WHAT THE TASK ASKS: All lines in the records below from the line with "Convert this chart" through the line with "const x0 = 31;" are to be given again exactly, both ends included; the pictures are to be left out.
[start of WORKING DATA]
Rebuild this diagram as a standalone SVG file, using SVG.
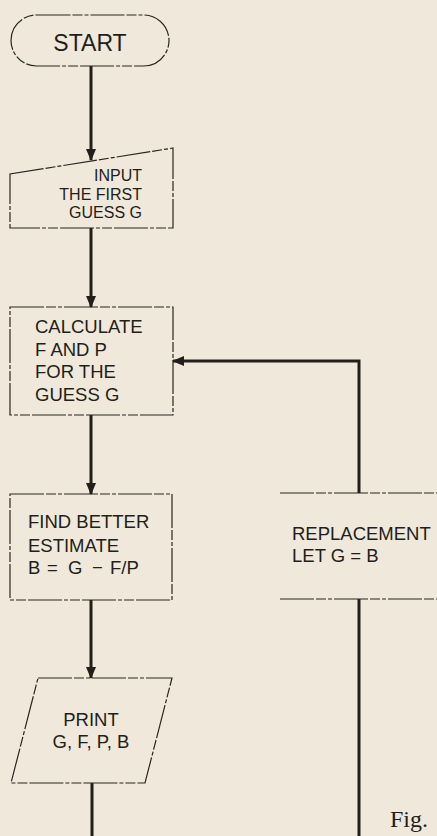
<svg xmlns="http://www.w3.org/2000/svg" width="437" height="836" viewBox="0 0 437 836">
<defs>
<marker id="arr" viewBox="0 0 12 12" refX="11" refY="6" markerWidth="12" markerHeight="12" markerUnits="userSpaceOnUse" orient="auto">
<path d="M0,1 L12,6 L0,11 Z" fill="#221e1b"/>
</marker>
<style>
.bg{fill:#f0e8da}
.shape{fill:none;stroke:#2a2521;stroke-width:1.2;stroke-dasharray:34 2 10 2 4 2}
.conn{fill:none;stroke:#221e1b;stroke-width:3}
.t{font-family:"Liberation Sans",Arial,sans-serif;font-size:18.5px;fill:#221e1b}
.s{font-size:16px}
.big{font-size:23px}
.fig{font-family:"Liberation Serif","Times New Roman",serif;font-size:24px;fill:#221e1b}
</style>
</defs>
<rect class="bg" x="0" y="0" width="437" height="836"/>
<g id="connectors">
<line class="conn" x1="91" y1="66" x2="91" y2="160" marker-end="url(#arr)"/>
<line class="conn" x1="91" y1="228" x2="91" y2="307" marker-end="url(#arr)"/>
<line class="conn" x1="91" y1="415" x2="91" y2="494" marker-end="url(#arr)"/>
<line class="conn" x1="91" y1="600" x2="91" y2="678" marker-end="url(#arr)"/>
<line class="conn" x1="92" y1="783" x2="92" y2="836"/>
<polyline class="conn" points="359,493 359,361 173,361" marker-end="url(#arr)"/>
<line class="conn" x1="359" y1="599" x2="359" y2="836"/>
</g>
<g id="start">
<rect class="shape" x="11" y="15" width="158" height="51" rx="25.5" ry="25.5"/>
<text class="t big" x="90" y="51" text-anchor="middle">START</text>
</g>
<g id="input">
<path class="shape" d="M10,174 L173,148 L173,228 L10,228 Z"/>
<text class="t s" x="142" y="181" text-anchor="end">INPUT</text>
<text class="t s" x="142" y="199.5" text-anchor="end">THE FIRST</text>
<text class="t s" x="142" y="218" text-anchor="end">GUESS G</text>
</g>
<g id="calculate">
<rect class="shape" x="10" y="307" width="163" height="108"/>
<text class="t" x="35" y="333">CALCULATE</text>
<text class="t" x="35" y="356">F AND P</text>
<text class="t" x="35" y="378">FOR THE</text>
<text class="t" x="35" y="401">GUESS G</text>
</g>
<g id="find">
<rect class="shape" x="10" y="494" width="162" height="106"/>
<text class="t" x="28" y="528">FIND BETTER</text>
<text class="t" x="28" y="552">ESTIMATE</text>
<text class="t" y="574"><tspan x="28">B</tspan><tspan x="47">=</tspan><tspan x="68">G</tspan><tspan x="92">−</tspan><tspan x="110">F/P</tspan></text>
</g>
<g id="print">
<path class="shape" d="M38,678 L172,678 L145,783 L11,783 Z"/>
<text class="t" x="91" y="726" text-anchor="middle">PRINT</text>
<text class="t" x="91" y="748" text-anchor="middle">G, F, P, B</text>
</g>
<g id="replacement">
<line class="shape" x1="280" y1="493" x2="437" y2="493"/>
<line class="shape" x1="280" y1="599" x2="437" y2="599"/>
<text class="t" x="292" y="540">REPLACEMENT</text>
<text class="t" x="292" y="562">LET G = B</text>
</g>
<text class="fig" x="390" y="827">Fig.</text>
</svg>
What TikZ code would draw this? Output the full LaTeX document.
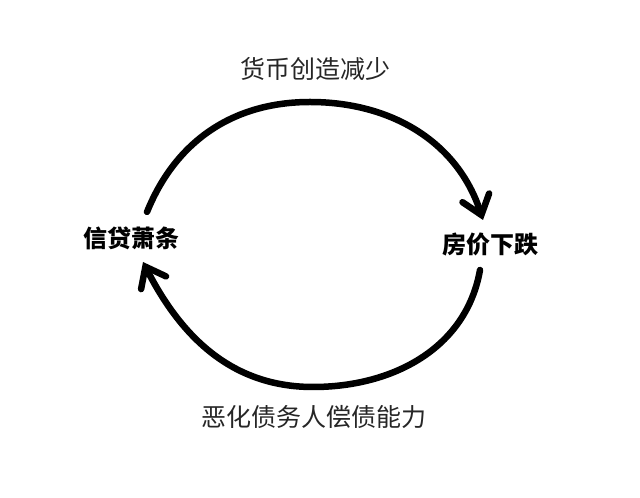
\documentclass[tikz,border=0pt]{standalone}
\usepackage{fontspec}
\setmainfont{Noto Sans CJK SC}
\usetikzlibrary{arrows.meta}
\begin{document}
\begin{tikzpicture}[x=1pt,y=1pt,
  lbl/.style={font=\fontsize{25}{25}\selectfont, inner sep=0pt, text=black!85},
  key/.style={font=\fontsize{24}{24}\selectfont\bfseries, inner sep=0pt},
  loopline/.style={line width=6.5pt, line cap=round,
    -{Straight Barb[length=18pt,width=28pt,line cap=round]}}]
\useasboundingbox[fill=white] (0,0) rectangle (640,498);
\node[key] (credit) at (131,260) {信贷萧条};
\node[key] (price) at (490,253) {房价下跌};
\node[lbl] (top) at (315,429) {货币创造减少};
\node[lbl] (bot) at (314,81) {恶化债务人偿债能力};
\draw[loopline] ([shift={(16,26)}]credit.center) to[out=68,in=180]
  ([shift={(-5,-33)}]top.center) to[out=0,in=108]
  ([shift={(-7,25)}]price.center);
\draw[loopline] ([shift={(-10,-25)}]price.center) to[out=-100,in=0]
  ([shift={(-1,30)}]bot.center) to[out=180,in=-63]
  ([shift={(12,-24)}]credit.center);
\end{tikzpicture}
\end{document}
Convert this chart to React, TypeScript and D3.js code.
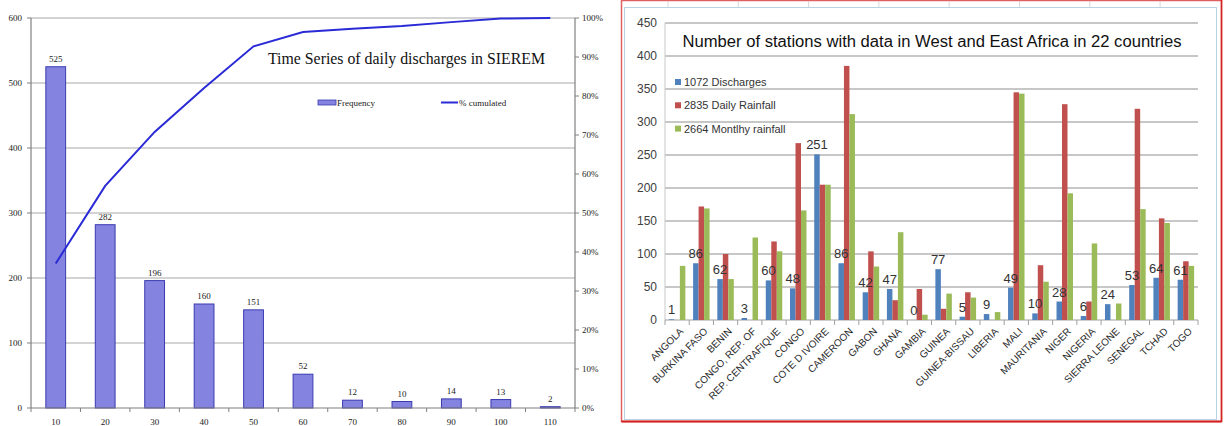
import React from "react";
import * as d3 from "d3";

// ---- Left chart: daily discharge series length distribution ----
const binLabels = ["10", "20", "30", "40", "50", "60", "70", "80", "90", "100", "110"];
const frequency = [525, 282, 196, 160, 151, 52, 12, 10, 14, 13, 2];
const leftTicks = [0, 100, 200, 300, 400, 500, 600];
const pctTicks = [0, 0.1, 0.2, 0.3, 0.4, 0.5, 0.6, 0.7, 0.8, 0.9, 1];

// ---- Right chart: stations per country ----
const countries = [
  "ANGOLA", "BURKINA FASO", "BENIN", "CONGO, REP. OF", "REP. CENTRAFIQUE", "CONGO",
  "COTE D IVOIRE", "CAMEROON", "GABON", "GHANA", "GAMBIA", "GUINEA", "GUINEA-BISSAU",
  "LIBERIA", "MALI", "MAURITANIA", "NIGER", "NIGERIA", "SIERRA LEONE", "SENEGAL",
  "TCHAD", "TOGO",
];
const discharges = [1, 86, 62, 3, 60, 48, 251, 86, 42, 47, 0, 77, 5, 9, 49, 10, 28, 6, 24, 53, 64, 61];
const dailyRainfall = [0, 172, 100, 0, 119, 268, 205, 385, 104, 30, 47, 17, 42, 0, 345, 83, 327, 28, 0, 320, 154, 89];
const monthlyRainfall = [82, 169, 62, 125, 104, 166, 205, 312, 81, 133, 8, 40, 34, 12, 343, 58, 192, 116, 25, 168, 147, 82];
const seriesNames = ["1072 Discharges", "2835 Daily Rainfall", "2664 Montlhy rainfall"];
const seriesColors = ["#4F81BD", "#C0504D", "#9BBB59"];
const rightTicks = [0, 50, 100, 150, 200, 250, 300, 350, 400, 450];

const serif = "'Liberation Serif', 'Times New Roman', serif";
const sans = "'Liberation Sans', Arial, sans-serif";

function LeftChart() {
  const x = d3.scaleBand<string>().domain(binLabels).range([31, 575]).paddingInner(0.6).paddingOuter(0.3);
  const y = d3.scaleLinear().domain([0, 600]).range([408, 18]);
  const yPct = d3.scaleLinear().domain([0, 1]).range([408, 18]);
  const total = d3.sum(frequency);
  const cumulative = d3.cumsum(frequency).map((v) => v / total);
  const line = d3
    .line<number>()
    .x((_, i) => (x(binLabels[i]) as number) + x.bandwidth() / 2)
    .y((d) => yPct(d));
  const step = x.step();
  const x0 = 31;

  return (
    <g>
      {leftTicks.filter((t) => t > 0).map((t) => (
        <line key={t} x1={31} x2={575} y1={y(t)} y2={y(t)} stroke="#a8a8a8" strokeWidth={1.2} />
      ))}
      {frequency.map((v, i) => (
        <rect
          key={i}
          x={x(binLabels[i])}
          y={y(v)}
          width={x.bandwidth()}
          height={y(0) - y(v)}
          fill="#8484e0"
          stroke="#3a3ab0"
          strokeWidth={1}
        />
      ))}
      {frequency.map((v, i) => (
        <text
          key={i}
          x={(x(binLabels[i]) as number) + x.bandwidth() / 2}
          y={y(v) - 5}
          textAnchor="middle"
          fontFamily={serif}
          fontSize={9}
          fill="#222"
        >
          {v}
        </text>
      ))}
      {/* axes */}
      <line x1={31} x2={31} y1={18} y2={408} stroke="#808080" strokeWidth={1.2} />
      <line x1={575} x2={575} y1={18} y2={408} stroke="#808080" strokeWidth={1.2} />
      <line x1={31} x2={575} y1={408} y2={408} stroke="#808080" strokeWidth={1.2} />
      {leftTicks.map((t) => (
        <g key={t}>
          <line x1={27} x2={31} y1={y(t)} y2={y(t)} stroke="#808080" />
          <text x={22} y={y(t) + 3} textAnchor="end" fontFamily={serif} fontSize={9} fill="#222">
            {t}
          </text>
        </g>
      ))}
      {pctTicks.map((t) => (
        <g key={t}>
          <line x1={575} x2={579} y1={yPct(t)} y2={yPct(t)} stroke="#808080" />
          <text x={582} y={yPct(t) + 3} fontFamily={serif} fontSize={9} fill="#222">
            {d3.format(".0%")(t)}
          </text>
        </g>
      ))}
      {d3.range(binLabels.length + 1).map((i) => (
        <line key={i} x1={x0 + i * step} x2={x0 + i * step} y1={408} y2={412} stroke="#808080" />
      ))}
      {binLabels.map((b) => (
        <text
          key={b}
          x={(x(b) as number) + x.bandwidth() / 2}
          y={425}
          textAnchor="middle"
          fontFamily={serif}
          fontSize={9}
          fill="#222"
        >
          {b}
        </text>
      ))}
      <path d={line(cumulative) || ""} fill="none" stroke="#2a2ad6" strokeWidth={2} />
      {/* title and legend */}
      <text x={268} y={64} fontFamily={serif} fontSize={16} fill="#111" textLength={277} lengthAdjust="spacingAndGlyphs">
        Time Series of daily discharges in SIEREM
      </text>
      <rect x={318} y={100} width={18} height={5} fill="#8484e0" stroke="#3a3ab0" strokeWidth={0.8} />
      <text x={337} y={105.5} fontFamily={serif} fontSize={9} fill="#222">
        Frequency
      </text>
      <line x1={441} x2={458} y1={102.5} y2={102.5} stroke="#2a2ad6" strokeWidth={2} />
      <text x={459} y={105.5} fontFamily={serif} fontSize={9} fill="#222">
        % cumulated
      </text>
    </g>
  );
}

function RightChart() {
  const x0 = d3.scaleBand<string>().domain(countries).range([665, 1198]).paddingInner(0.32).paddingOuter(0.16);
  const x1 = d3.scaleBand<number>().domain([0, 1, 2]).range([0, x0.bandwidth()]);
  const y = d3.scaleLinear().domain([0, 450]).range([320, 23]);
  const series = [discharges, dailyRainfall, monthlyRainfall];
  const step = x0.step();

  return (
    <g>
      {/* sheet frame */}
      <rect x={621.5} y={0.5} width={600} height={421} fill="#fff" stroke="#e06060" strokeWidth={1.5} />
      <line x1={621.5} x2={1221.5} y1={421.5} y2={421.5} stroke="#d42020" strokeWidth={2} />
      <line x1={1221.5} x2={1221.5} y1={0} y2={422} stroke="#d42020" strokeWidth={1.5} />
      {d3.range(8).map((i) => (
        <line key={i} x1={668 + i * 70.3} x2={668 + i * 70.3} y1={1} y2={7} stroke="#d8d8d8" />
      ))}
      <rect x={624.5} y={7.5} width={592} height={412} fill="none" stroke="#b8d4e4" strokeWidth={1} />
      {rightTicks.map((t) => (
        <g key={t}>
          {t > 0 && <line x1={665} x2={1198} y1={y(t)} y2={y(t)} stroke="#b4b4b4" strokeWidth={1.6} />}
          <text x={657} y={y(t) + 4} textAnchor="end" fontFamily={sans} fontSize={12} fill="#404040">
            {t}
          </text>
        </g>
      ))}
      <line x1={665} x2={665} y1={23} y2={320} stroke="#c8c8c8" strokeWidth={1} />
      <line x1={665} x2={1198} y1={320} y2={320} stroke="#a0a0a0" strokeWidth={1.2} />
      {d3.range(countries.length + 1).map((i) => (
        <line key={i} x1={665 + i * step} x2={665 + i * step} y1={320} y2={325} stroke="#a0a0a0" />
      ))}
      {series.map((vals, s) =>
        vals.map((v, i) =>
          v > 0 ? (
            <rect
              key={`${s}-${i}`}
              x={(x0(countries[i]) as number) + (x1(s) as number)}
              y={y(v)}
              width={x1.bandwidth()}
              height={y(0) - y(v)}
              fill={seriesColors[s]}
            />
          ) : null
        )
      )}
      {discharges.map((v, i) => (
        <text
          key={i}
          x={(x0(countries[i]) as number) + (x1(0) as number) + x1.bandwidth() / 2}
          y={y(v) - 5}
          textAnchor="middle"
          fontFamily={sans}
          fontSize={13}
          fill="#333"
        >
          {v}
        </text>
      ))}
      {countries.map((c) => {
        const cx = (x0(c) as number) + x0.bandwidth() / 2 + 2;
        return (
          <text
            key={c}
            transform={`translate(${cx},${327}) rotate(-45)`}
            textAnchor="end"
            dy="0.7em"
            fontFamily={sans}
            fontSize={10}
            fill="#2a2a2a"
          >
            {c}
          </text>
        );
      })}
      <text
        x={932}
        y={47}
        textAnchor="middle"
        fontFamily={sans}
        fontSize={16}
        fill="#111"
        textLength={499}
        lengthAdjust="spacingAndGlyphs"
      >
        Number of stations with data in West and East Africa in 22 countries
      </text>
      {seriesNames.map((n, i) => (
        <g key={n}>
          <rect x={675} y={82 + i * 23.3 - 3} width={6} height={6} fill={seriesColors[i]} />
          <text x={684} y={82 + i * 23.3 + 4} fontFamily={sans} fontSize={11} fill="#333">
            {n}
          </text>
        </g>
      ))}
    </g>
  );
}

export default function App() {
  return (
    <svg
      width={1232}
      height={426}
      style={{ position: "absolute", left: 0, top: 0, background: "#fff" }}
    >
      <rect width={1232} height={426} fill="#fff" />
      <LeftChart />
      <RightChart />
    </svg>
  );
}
[end of WORKING DATA]
COMPLETE RESPONSE:
Convert this chart to React, TypeScript and D3.js code.
import React from "react";
import * as d3 from "d3";

// ---- Left chart: daily discharge series length distribution ----
const binLabels = ["10", "20", "30", "40", "50", "60", "70", "80", "90", "100", "110"];
const frequency = [525, 282, 196, 160, 151, 52, 12, 10, 14, 13, 2];
const leftTicks = [0, 100, 200, 300, 400, 500, 600];
const pctTicks = [0, 0.1, 0.2, 0.3, 0.4, 0.5, 0.6, 0.7, 0.8, 0.9, 1];

// ---- Right chart: stations per country ----
const countries = [
  "ANGOLA", "BURKINA FASO", "BENIN", "CONGO, REP. OF", "REP. CENTRAFIQUE", "CONGO",
  "COTE D IVOIRE", "CAMEROON", "GABON", "GHANA", "GAMBIA", "GUINEA", "GUINEA-BISSAU",
  "LIBERIA", "MALI", "MAURITANIA", "NIGER", "NIGERIA", "SIERRA LEONE", "SENEGAL",
  "TCHAD", "TOGO",
];
const discharges = [1, 86, 62, 3, 60, 48, 251, 86, 42, 47, 0, 77, 5, 9, 49, 10, 28, 6, 24, 53, 64, 61];
const dailyRainfall = [0, 172, 100, 0, 119, 268, 205, 385, 104, 30, 47, 17, 42, 0, 345, 83, 327, 28, 0, 320, 154, 89];
const monthlyRainfall = [82, 169, 62, 125, 104, 166, 205, 312, 81, 133, 8, 40, 34, 12, 343, 58, 192, 116, 25, 168, 147, 82];
const seriesNames = ["1072 Discharges", "2835 Daily Rainfall", "2664 Montlhy rainfall"];
const seriesColors = ["#4F81BD", "#C0504D", "#9BBB59"];
const rightTicks = [0, 50, 100, 150, 200, 250, 300, 350, 400, 450];

const serif = "'Liberation Serif', 'Times New Roman', serif";
const sans = "'Liberation Sans', Arial, sans-serif";

function LeftChart() {
  const x = d3.scaleBand<string>().domain(binLabels).range([31, 575]).paddingInner(0.6).paddingOuter(0.3);
  const y = d3.scaleLinear().domain([0, 600]).range([408, 18]);
  const yPct = d3.scaleLinear().domain([0, 1]).range([408, 18]);
  const total = d3.sum(frequency);
  const cumulative = d3.cumsum(frequency).map((v) => v / total);
  const line = d3
    .line<number>()
    .x((_, i) => (x(binLabels[i]) as number) + x.bandwidth() / 2)
    .y((d) => yPct(d));
  const step = x.step();
  const x0 = 31;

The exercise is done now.